• [AIM OF THE TASK]: Each line from the start of the records below through the line that contains "bar_colors = ['white', '#808080', 'black', 'white']" should be printed exactly. Pictures are omitted.

• [INPUT DATA]:
* Begin *
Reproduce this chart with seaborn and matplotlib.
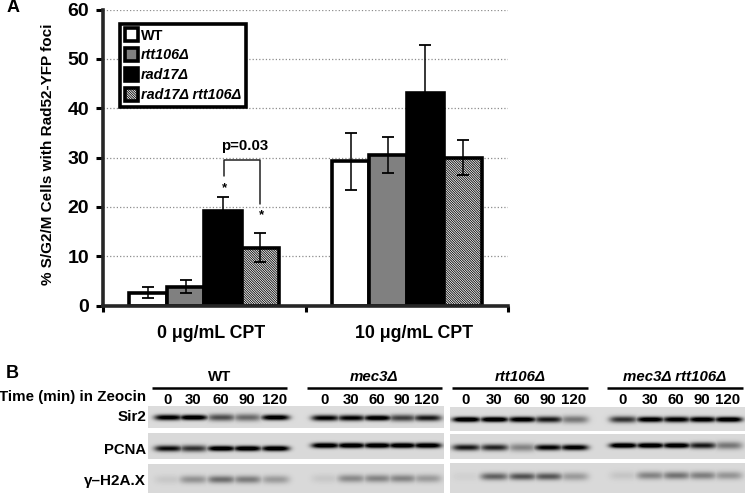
import numpy as np
import pandas as pd
import seaborn as sns
import matplotlib.pyplot as plt
from matplotlib.transforms import ScaledTranslation

# 막대 그래프 데이터
treatments = ['0 \u03bcg/mL CPT', '10 \u03bcg/mL CPT']
strains = ['WT', 'rtt106\u0394', 'rad17\u0394', 'rad17\u0394 rtt106\u0394']
pct_0 = [2.6, 3.8, 19.1, 11.7]
pct_10 = [29.2, 30.5, 43.0, 30.0]
err_0 = [1.1, 1.3, 2.8, 2.9]
err_10 = [5.8, 3.6, 9.8, 3.5]
bar_colors = ['white', '#808080', 'black', 'white']

# 블롯 밴드 세기 (레인 0, 30, 60, 90, 120)
lane_times = ['0', '30', '60', '90', '120']
blot_groups = ['WT', 'mec3\u0394', 'rtt106\u0394', 'mec3\u0394 rtt106\u0394']
blot_rows = ['Sir2', 'PCNA', '\u03b3\u2013H2A.X']
sir2_bands = [[.85, .95, .5, .4, .9], [.8, .8, .9, .55, .7], [1, 1, .9, .7, .35], [.6, .9, .85, .9, .95]]
pcna_bands = [[.75, .6, .95, .95, .95], [.95, .98, .98, .98, .95], [.7, .65, .3, .8, .85], [1, 1, .95, .7, .35]]
h2ax_bands = [[.06, .25, .38, .33, .22], [.06, .28, .3, .3, .22], [.03, .42, .48, .46, .22], [.07, .3, .36, .32, .24]]

# 블롯 위치 (픽셀)
lane_x = [[168, 193, 221, 247, 275], [325, 351, 377, 402, 427],
          [466, 494, 522, 548, 574], [623, 650, 676, 702, 728]]
row_y = [[417, 417.5, 419, 419], [448, 445, 447, 445], [479, 478, 476, 475]]
line_x = [(152, 287), (307, 442), (452, 588), (607, 743)]
left_rows = [(406, 428), (433, 459), (464, 493)]
right_rows = [(407, 431), (434, 459), (463, 493)]

sns.set_theme(style='ticks')
plt.rcParams['font.family'] = ['Liberation Sans', 'DejaVu Sans']
plt.rcParams['font.weight'] = 'bold'
plt.rcParams['axes.labelweight'] = 'bold'
plt.rcParams['text.color'] = 'black'
plt.rcParams['axes.labelcolor'] = 'black'
plt.rcParams['xtick.color'] = 'black'
plt.rcParams['ytick.color'] = 'black'
plt.rcParams['hatch.linewidth'] = 0.6

W, H = 745, 493
fig = plt.figure(figsize=(W / 100, H / 100), dpi=100, facecolor='white')
ax = fig.add_axes([103 / W, 1 - 305.5 / H, 405 / W, 296 / H])

df = pd.DataFrame({
    'cpt': [treatments[0]] * 4 + [treatments[1]] * 4,
    'strain': strains * 2,
    'pct': pct_0 + pct_10,
})
sns.barplot(data=df, x='cpt', y='pct', hue='strain', hue_order=strains, palette=bar_colors,
            width=0.74, gap=0, edgecolor='black', linewidth=2.6, errorbar=None, saturation=1, ax=ax)
bar_sets = list(ax.containers)

# 이중 변이주 막대 해치
hatch = '\\' * 14
for p in bar_sets[3]:
    p.set_hatch(hatch)

# 오차 막대
for i, cont in enumerate(bar_sets):
    xs = [p.get_x() + p.get_width() / 2 for p in cont]
    ax.errorbar(xs, [pct_0[i], pct_10[i]], yerr=[err_0[i], err_10[i]], fmt='none', ecolor='black',
                elinewidth=1.1, capsize=4.5, capthick=1.3, zorder=5)

ax.set_xlim(-0.5, 1.5)
ax.set_ylim(0, 60)
ax.set_yticks(range(0, 70, 10))
ax.set_axisbelow(True)
ax.grid(axis='y', color='#8c8c8c', linestyle=':', linewidth=0.9)
ax.grid(axis='x', visible=False)
ax.set_xlabel('')
ax.set_ylabel('% S/G2/M Cells with Rad52-YFP foci', fontsize=11)
ax.yaxis.set_label_coords(-0.118, 0.512)
sns.despine(ax=ax)
ax.spines['left'].set_linewidth(2.6)
ax.spines['bottom'].set_linewidth(2.6)
ax.tick_params(axis='y', length=5, width=2.2, labelsize=14, pad=5)
ax.tick_params(axis='x', which='major', length=0, labelsize=12.8, pad=14)
ax.set_xticks([-0.5, 0.5, 1.5], minor=True)
ax.tick_params(axis='x', which='minor', length=4, width=2.2)

# x축 글자는 막대 묶음보다 조금 오른쪽에 있다
shift = ScaledTranslation(7 / 100, 0, fig.dpi_scale_trans)
for lbl in ax.get_xticklabels():
    lbl.set_transform(lbl.get_transform() + shift)

# 범례
handles, labels = ax.get_legend_handles_labels()
handles[3].set_hatch(hatch)
leg = ax.legend(handles, labels, loc='upper left', bbox_to_anchor=(0.042, 0.952), borderaxespad=0,
                fontsize=10.4, frameon=True, fancybox=False, framealpha=1, edgecolor='black',
                handlelength=0.95, handleheight=0.95, handletextpad=0.2, labelspacing=0.4,
                borderpad=0.32)
leg.get_frame().set_linewidth(2.6)
for t in leg.get_texts()[1:]:
    t.set_fontstyle('italic')

# 픽셀 좌표 오버레이
ov = fig.add_axes([0, 0, 1, 1], facecolor='none')
ov.set_xlim(0, W)
ov.set_ylim(H, 0)
ov.axis('off')


def blot_strip(x0, x1, y0, y1, groups, bands, ys, base):
    # 밴드 세기 목록으로 회색 블롯 이미지를 만든다
    xx, yy = np.meshgrid(np.arange(x0, x1), np.arange(y0, y1))
    img = np.zeros(xx.shape)
    for g in groups:
        for cx, amp in zip(lane_x[g], bands[g]):
            prof_x = np.exp(-((xx - cx) / 14) ** 4)
            prof_y = np.exp(-((yy - ys[g]) / (2.6 + 2.0 * (1 - amp))) ** 2)
            img = np.maximum(img, 1.3 * amp * prof_x * prof_y)
    img = np.clip(img, 0, 1)
    ov.imshow(base * (1 - img), extent=(x0, x1, y1, y0), cmap='gray', vmin=0, vmax=1,
              aspect='auto', interpolation='bilinear', zorder=1)


all_bands = [sir2_bands, pcna_bands, h2ax_bands]
bases = [0.86, 0.85, 0.85]
for r in range(3):
    blot_strip(148, 444, left_rows[r][0], left_rows[r][1], [0, 1], all_bands[r], row_y[r], bases[r])
    blot_strip(450, 745, right_rows[r][0], right_rows[r][1], [2, 3], all_bands[r], row_y[r], bases[r])
ov.set_xlim(0, W)
ov.set_ylim(H, 0)

# 블롯 글자
for g, name in enumerate(blot_groups):
    ov.plot(line_x[g], [388, 388], color='black', lw=1.8, solid_capstyle='butt', zorder=2)
    style = 'normal' if g == 0 else 'italic'
    ov.text(sum(line_x[g]) / 2, 377, name, ha='center', va='center', fontsize=10.8, fontstyle=style)
    for x, lab in zip(lane_x[g], lane_times):
        ov.text(x, 400, lab, ha='center', va='center', fontsize=10.8)
ov.text(146, 397, 'Time (min) in Zeocin', ha='right', va='center', fontsize=10.9)
ov.text(146, 417, blot_rows[0], ha='right', va='center', fontsize=11)
ov.text(146, 450, blot_rows[1], ha='right', va='center', fontsize=10.7)
ov.text(146, 481, blot_rows[2], ha='right', va='center', fontsize=11)

# 패널 문자
ov.text(13, 7, 'A', ha='center', va='center', fontsize=13)
ov.text(12, 374, 'B', ha='center', va='center', fontsize=13)

# p값 괄호
ov.plot([224, 224, 260, 260], [176, 159.5, 159.5, 204], color='#222222', lw=1.1, zorder=6)
ov.text(245, 146, 'p=0.03', ha='center', va='center', fontsize=10.8)
ov.text(224, 188, '*', ha='center', va='center', fontsize=9.5)
ov.text(261, 215, '*', ha='center', va='center', fontsize=9.5)

fig.savefig('out.png', dpi=100)
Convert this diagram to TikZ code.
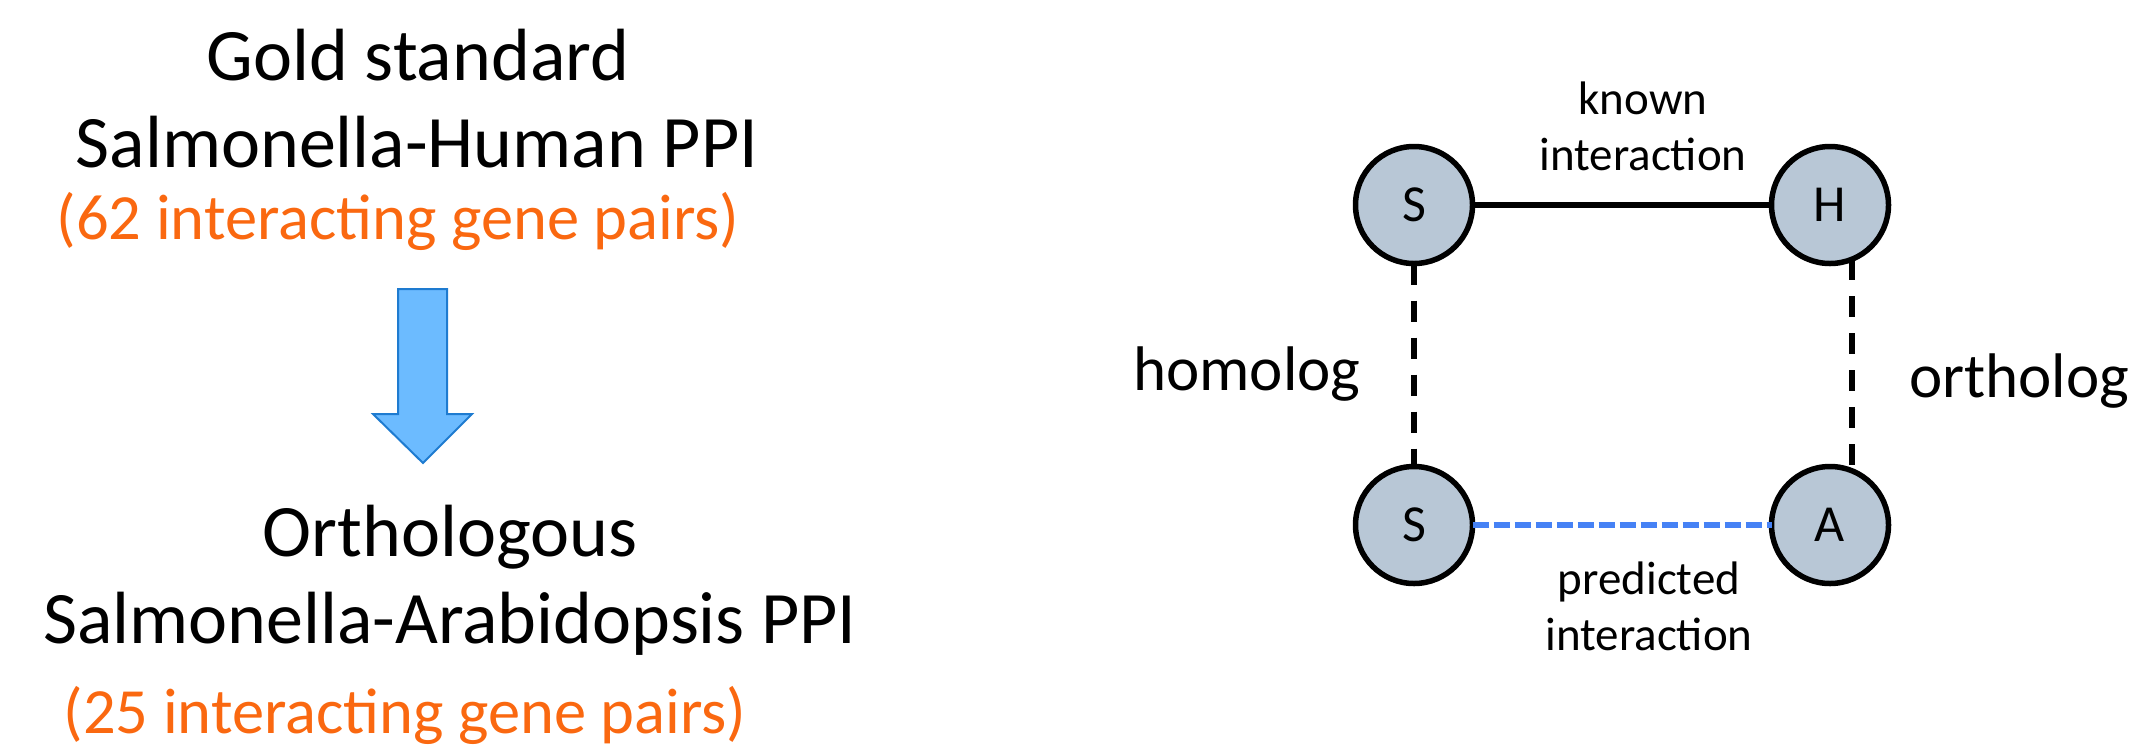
* End *
• [RESULT FOR THIS TASK]:
Reproduce this chart with seaborn and matplotlib.
import numpy as np
import pandas as pd
import seaborn as sns
import matplotlib.pyplot as plt
from matplotlib.transforms import ScaledTranslation

# 막대 그래프 데이터
treatments = ['0 \u03bcg/mL CPT', '10 \u03bcg/mL CPT']
strains = ['WT', 'rtt106\u0394', 'rad17\u0394', 'rad17\u0394 rtt106\u0394']
pct_0 = [2.6, 3.8, 19.1, 11.7]
pct_10 = [29.2, 30.5, 43.0, 30.0]
err_0 = [1.1, 1.3, 2.8, 2.9]
err_10 = [5.8, 3.6, 9.8, 3.5]
bar_colors = ['white', '#808080', 'black', 'white']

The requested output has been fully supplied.